When you have great credentials, glowing references and years of experience, a job search should be easy, right? Not so much apparently, as highly qualified people get rejected every day or struggle to land interviews for jobs closely matching their skills. Fear and status-quo thinking are major driving forces in the hiring process, and employers often work against their recruitment goals. Understanding why recruiters ignore good candidates can help you salvage a luckless job search.
Vague Hiring Objectives
Employers have no obligation to fill positions they advertise, which is why you should avoid applying for jobs posted again and again. Companies with vague hiring goals may run ads to see what candidates they can hook, but they don't have a clue what the job entails. Maybe an overworked manager needs extra help or a department is expanding into projects outside its expertise. Recruiters come up with a laundry list of skills and qualities of an ideal candidate and begin advertising without outlining the scope of the job or developing a recruitment strategy. Once they start reading resumes and interviewing, no one lives up to their fictionalized candidate for a vague, broadly defined job.
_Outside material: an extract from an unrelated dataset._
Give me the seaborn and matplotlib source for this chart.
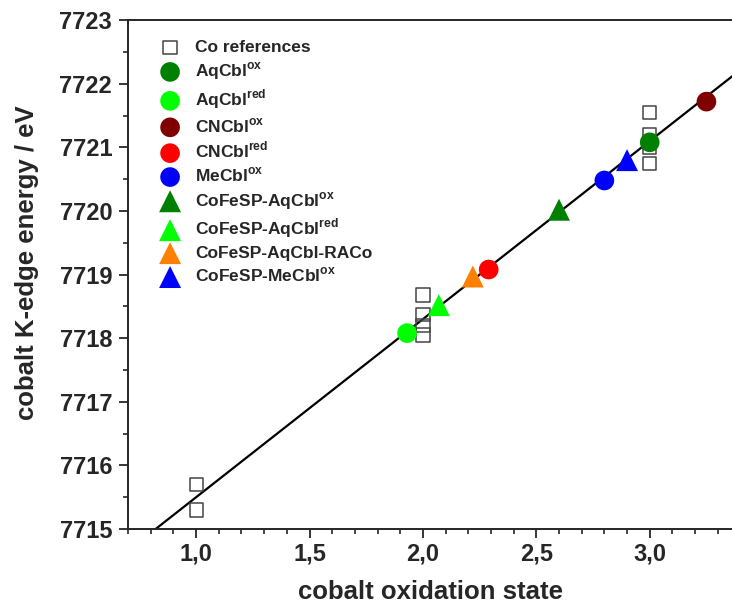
import numpy as np
import pandas as pd
import matplotlib
matplotlib.use("Agg")
import matplotlib.pyplot as plt
from matplotlib.ticker import FuncFormatter, MultipleLocator
import seaborn as sns

# Co reference compounds (open squares)
ref_ox = [1, 1, 2, 2, 2, 2, 3, 3, 3, 3]
ref_energy = [7715.7, 7715.3, 7718.68, 7718.37, 7718.2, 7718.05,
              7721.55, 7721.2, 7721.0, 7720.75]

# samples
names = [r'AqCbl$^{\mathbf{ox}}$', r'AqCbl$^{\mathbf{red}}$', r'CNCbl$^{\mathbf{ox}}$',
         r'CNCbl$^{\mathbf{red}}$', r'MeCbl$^{\mathbf{ox}}$', r'CoFeSP-AqCbl$^{\mathbf{ox}}$',
         r'CoFeSP-AqCbl$^{\mathbf{red}}$', 'CoFeSP-AqCbl-RACo', r'CoFeSP-MeCbl$^{\mathbf{ox}}$']
sample_ox = [3.0, 1.93, 3.25, 2.29, 2.80, 2.60, 2.07, 2.22, 2.90]
sample_energy = [7721.08, 7718.08, 7721.72, 7719.08, 7720.48, 7720.02, 7718.52, 7718.97, 7720.80]
colors = ['#008000', '#00ff00', '#800000', '#ff0000', '#0000ff',
          '#008000', '#00ff00', '#ff8000', '#0000ff']
markers = ['o', 'o', 'o', 'o', 'o', '^', '^', '^', '^']

# linear calibration fit
fit_slope = 2.80
fit_intercept = 7712.70

sns.set_style("ticks")
plt.rcParams['font.family'] = ['Liberation Sans', 'DejaVu Sans']
plt.rcParams['font.weight'] = 'bold'
plt.rcParams['mathtext.fontset'] = 'custom'
plt.rcParams['mathtext.bf'] = 'Liberation Sans:bold'
plt.rcParams['mathtext.rm'] = 'Liberation Sans:bold'

fig = plt.figure(figsize=(7.32, 6.05), dpi=100)
ax = fig.add_axes([0.175, 0.1256, 0.826, 0.841])

xlim = (0.7, 3.366)
xs = np.array(xlim)
ax.plot(xs, fit_intercept + fit_slope * xs, color='black', lw=1.6, zorder=2)

ref_df = pd.DataFrame({'ox': ref_ox, 'E': ref_energy})
sns.scatterplot(data=ref_df, x='ox', y='E', ax=ax, marker='s', s=90,
                facecolors='none', edgecolor='#444444', linewidth=1.1,
                label='Co references', zorder=3)

for n, x, y, c, m in zip(names, sample_ox, sample_energy, colors, markers):
    sz = 200 if m == 'o' else 250
    sns.scatterplot(x=[x], y=[y], ax=ax, marker=m, s=sz, color=c,
                    edgecolor='none', label=n, zorder=4)

ax.set_xlim(*xlim)
ax.set_ylim(7715, 7723)
ax.xaxis.set_major_locator(MultipleLocator(0.5))
ax.xaxis.set_minor_locator(MultipleLocator(0.1))
ax.yaxis.set_major_locator(MultipleLocator(1))
ax.yaxis.set_minor_locator(MultipleLocator(0.5))
ax.xaxis.set_major_formatter(FuncFormatter(lambda v, p: f"{v:.1f}".replace('.', ',')))
ax.yaxis.set_major_formatter(FuncFormatter(lambda v, p: f"{v:.0f}"))
ax.tick_params(which='major', length=6.5, width=1.3, labelsize=17, direction='out')
ax.tick_params(which='minor', length=3.6, width=1.2, direction='out')
ax.tick_params(axis='y', which='major', pad=5)
for s in ['left', 'bottom', 'top']:
    ax.spines[s].set_linewidth(1.4)
ax.spines['right'].set_visible(False)

ax.set_xlabel('cobalt oxidation state', fontsize=18.5, fontweight='bold', labelpad=10.5)
ax.set_ylabel('cobalt K-edge energy / eV', fontsize=18.5, fontweight='bold')
ax.yaxis.set_label_coords(-0.148, 0.523)

leg = ax.legend(loc='upper left', bbox_to_anchor=(0.012, 0.995), frameon=False,
                fontsize=12.5, labelspacing=0.3, handletextpad=0.45,
                borderaxespad=0.6, markerscale=1.0)

fig.savefig('out.png', dpi=100)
Despite poor results, many employers cling to a broken recruitment strategy. Instead of growing a well-vetted talent pipeline, they act out of desperation and use catch-all methods to attract a large applicant pool over a short period of time. Employers rely on applicant-tracking systems to refine their pool, which means great candidates get filtered out if they don't have a keyword-packed resume or exact title matches.
Fear of the Unknown
As much as employers talk about needing talent and diversity, they run from anyone who seems different or damaged. Factors that should boost your candidacy, such as working abroad, freelancing or changing industries, can hinder your job search. Instead of thinking about the unique experience you gained from running a business or working in wide-ranging environments, many recruiters assume you have weaker skills or something to hide. Inexperienced recruiters eliminate talented job seekers based on gut feelings and seek out passive candidates, believing they must be more qualified because they aren't job-hunting.
Performing a Targeted Job Search
Trying to succeed in a broken system is futile, so focus on the factors you can control. Refining your list of employers saves time and energy, and the effort you put into making connections can speed up your next job search. Ditch catch-all job portals, and make a list of employers with business goals, benefits and corporate cultures that match your needs and strengths. Consider which roles and industries fit your interests and specialized knowledge, as branding yourself with a narrow focus is more effective than selling yourself as a jack-of-all-trades.
Find contact information for the managers most likely to make hiring decisions for your target jobs. Researching each company helps you customize resumes and cover letters to explain how you can solve business pain. Hiring managers want to fill positions fast, and you make their job easier by addressing their questions and doubts upfront.
To triumph in a job search, you have to stop believing employers have all the power. If you want more interviews, take the initiative to hand out business cards, network with other professionals and introduce yourself to hiring managers.